This is the story of the island of Kriiscon, a land where the women rule, and where men are slaves. It's not a female dominated world, or even a continental matriarchy, but one small island - and that's important to the tale. Surrounded by more traditional lands, Kriiscon stubbornly clings to its gender-flipped social structure, even as they're forced to capture or purchase men from outside it in order to keep their culture thriving for the next generation. It's a very rational culture, and one that's easily justifiable in the wider global context of male aggression and female oppression - until the arrival of Aarvan calls it into question.
A mainlander with no memory of his past, Aarvan is purchased by Queen Rejeena after an ancient conjurah foretells that he will break the curse upon her line and give her daughters. While she finds him physically appealing, the Queen has no interesting in making love or of being romantic - she simply needs a man to look handsome before the court, and to quickly and efficiently do his duty beneath the sheets. That is where the conflicts begin. Aarvan is agreeable to being her slave, but only if they can take pleasure in one another's company. He is so adamant, in fact, that he risks whippings and beatings to make her see there can be more than just a necessary act of procreation between them. When she ultimately gives in, Queen Rejeena finds herself challenged on a daily basis, being slowly transformed in more ways than one.

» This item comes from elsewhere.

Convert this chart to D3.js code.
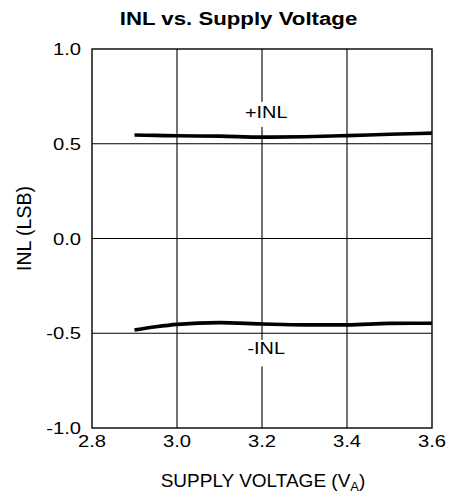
<!DOCTYPE html>
<html>
<head>
<meta charset="utf-8">
<script src="https://cdn.jsdelivr.net/npm/d3@7"></script>
<style>
    body { margin: 0; background: #fff; }
    text { font-family: "Liberation Sans", Arial, sans-serif; fill: #000; }
</style>
</head>
<body>
<div id="chart"></div>
<script>
var voltage = [2.9, 2.95, 3.0, 3.1, 3.2, 3.3, 3.4, 3.5, 3.6];
var inlPos = [0.546, 0.544, 0.542, 0.540, 0.535, 0.537, 0.543, 0.550, 0.556];
var inlNeg = [-0.483, -0.466, -0.453, -0.444, -0.451, -0.456, -0.456, -0.448, -0.447];
var xTicks = [2.8, 3.0, 3.2, 3.4, 3.6];
var yTicks = [-1.0, -0.5, 0.0, 0.5, 1.0];

var margin = {top: 49, right: 24, bottom: 71, left: 92},
    width = 456 - margin.left - margin.right,
    height = 499 - margin.top - margin.bottom;

var svg = d3.select("#chart").append("svg")
    .attr("width", 456)
    .attr("height", 499);

var chart = svg.append("g")
    .attr("transform", "translate(" + margin.left + "," + margin.top + ")");

var x = d3.scaleLinear().domain([2.8, 3.6]).range([0, width]);
var y = d3.scaleLinear().domain([-1, 1]).range([height, 0]);

// text in the reference is drawn horizontally stretched
function wideText(parent, px, py, str, size, sx, anchor, weight) {
    return parent.append("text")
        .attr("transform", "translate(" + px + "," + py + ") scale(" + sx + ",1)")
        .attr("text-anchor", anchor)
        .style("font-size", size + "px")
        .style("font-weight", weight || "normal")
        .text(str);
}

// grid
chart.selectAll(".vgrid")
    .data(xTicks.slice(1, -1))
    .enter().append("line")
    .attr("class", "vgrid")
    .attr("x1", function (d) { return x(d); })
    .attr("x2", function (d) { return x(d); })
    .attr("y1", 0)
    .attr("y2", height)
    .style("stroke", "#000")
    .style("stroke-width", 1.1);

chart.selectAll(".hgrid")
    .data(yTicks.slice(1, -1))
    .enter().append("line")
    .attr("class", "hgrid")
    .attr("x1", 0)
    .attr("x2", width)
    .attr("y1", function (d) { return y(d); })
    .attr("y2", function (d) { return y(d); })
    .style("stroke", "#000")
    .style("stroke-width", 1.1);

chart.append("rect")
    .attr("width", width)
    .attr("height", height)
    .style("fill", "none")
    .style("stroke", "#000")
    .style("stroke-width", 1.4);

// tick labels
xTicks.forEach(function (d) {
    wideText(chart, x(d), height + 19, d.toFixed(1), 16.3, 1.24, "middle");
});
yTicks.forEach(function (d) {
    wideText(chart, -11, y(d) + 6, d.toFixed(1), 16.3, 1.24, "end");
});

// curves
var line = d3.line()
    .curve(d3.curveMonotoneX)
    .x(function (d) { return x(d[0]); })
    .y(function (d) { return y(d[1]); });

[inlPos, inlNeg].forEach(function (vals) {
    chart.append("path")
        .attr("class", "line")
        .attr("d", line(d3.zip(voltage, vals)))
        .style("fill", "none")
        .style("stroke", "#000")
        .style("stroke-width", 3.6);
});

// curve labels with white knock-out behind
var labels = [
    {text: "+INL", x: 3.21, y: 0.637, top: 0.721, bottom: 0.589},
    {text: "-INL", x: 3.21, y: -0.61, top: -0.535, bottom: -0.675}
];
labels.forEach(function (l) {
    chart.append("rect")
        .attr("x", x(l.x) - 22)
        .attr("y", y(l.top))
        .attr("width", 44)
        .attr("height", y(l.bottom) - y(l.top))
        .style("fill", "#fff");
    wideText(chart, x(l.x), y(l.y), l.text, 16.3, 1.22, "middle");
});

// titles
wideText(svg, 238.5, 25, "INL vs. Supply Voltage", 17.5, 1.27, "middle", "bold");

svg.append("text")
    .attr("transform", "translate(31,228.5) rotate(-90)")
    .attr("text-anchor", "middle")
    .style("font-size", "19.5px")
    .text("INL (LSB)");

var xt = svg.append("text")
    .attr("x", 263)
    .attr("y", 487)
    .attr("text-anchor", "middle")
    .style("font-size", "19px");
xt.append("tspan").text("SUPPLY VOLTAGE (V");
xt.append("tspan").attr("dy", 4).style("font-size", "13px").text("A");
xt.append("tspan").attr("dy", -4).text(")");
</script>
</body>
</html>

The progression from simple slavery to a deeper, more fulfilling romance is at the heart of the story, but it's the philosophical sparring between Queen and Queen's Man that give the story its intelligence - and its edge. Even as one tries to right social injustices and push for a little human dignity (if not equality), the other fights to preserve a culture that is already under threat from the world around it. It's a story that allows us to see both sides, and which presents both Rejeena and Aarvan as strong, likable characters, making the cruelties of their society that much more jarring. Even as we see Aarvan push too far, cross lines that would be inappropriate even in a more equal society, we completely understand and sympathize with him for doing so. At the same time, even as we see Rejeena take inexcusable steps to punish his lack of respect, we understand those actions in the context of her society, and we sympathize with her own internal conflict between feelings and belief.
While I had a few minor issues with the narrative (namely a tendency to switch POV mid-scene), and was a little frustrated that we didn't get more of a resolution to Aarvan's mysterious past, the final few chapters push us deeply enough into the simmering tease of civil war to bring all the threads to a tidy (if temporary) knot. If you're in the mood for an intelligent, socially relevant romantic fantasy, Queen's Man: Into the Inferno is definitely worth a read.
Paperback, 316 pages
Published March 23rd 2016 by Xlibris
Disclaimer: I received a complimentary copy of this title from the author in exchange for review consideration. This does not in any way affect the honesty or sincerity of my review.